The Pragmatic Middle

Published by Derek under Politics, Science & Technology

Ever since reading a wonderful essay a long time ago by SF author David Brin, extolling the virtues of the progressive rationalist vision of Rodenberry’s Star Trek universe over the elitist world view of Lucas’s Star Wars, I knew here was a thinker after my own heart.

Brin recently published a new piece in Salon on a topic I have been thinking a lot upon lately.  I have commented on this before in the blog.  Somewhere else (that I can’t  find now) referred to it as that “It was the best of times, it was the worst of times” paradox we seem to find ourself in.  We live in a time of great abundance, at least for most people in modern western societies.  At no time has so much wealth and power been available to so many, and at all levels of society.  Yet it also feels like no time has been more perilous, with the threat of unimaginable horrors barely held back, threatening the health of our planet, our societies, even the very existence of our species.
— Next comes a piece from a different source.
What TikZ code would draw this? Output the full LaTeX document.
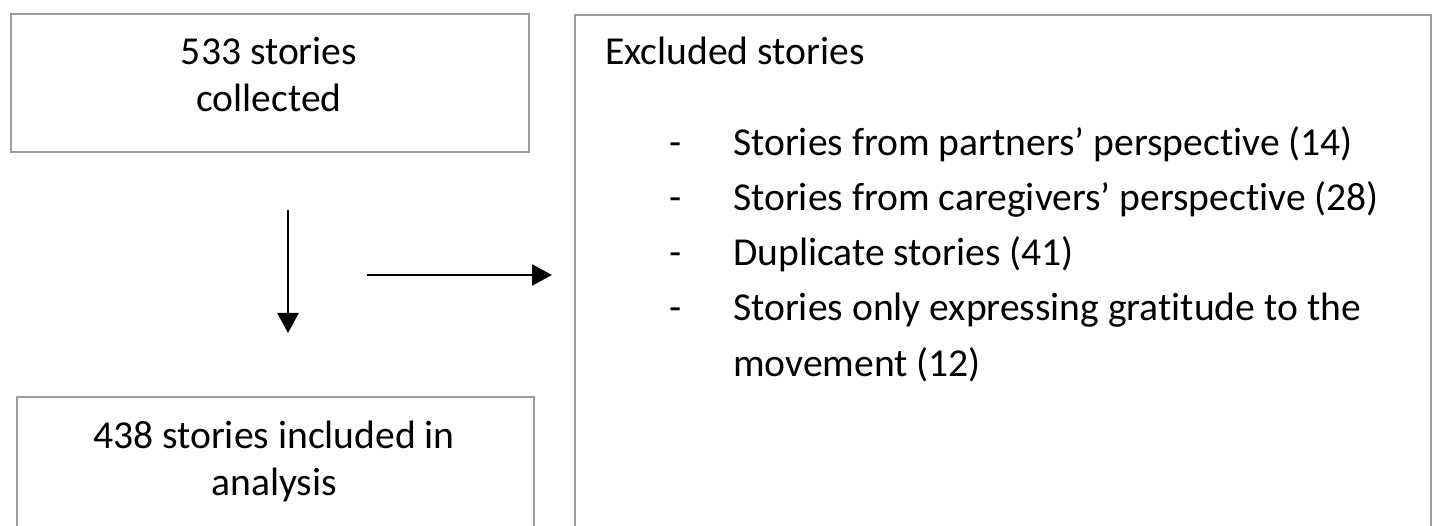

Brin’s article concerns the recent incarnation of this dichotomous view between the techno-transcendentalists and the (neo)Luddites, with the optimists proclaiming the near miraculous posibilities of our new information technologies to solve the world’s problems, and the pesimist’s predictions of imminent disaster and decline because of the very same technologies.

Brin argues for a truth to be found somewhere in-between the two perspectives. This is a vast over simplification of the argument, however, and one that Brin does a good job of developing in depth.  It is not so much that the truth is somewhere in the middle of these perspectives, but more so that each is correct but limited in context where it is applicable.  In the end Brin concludes that the optimal stance is that of the pragmatist.  The pragmatist attempts to understand and discover all of the facts, both the good but especially the worst.  But the pragmatic mind set of the Enlightenment, as Brin refers to it, can and does face such seemingly insurmountable problems.  Not with fizzy optimism, but with hard work, determination, and enlightened perspectives.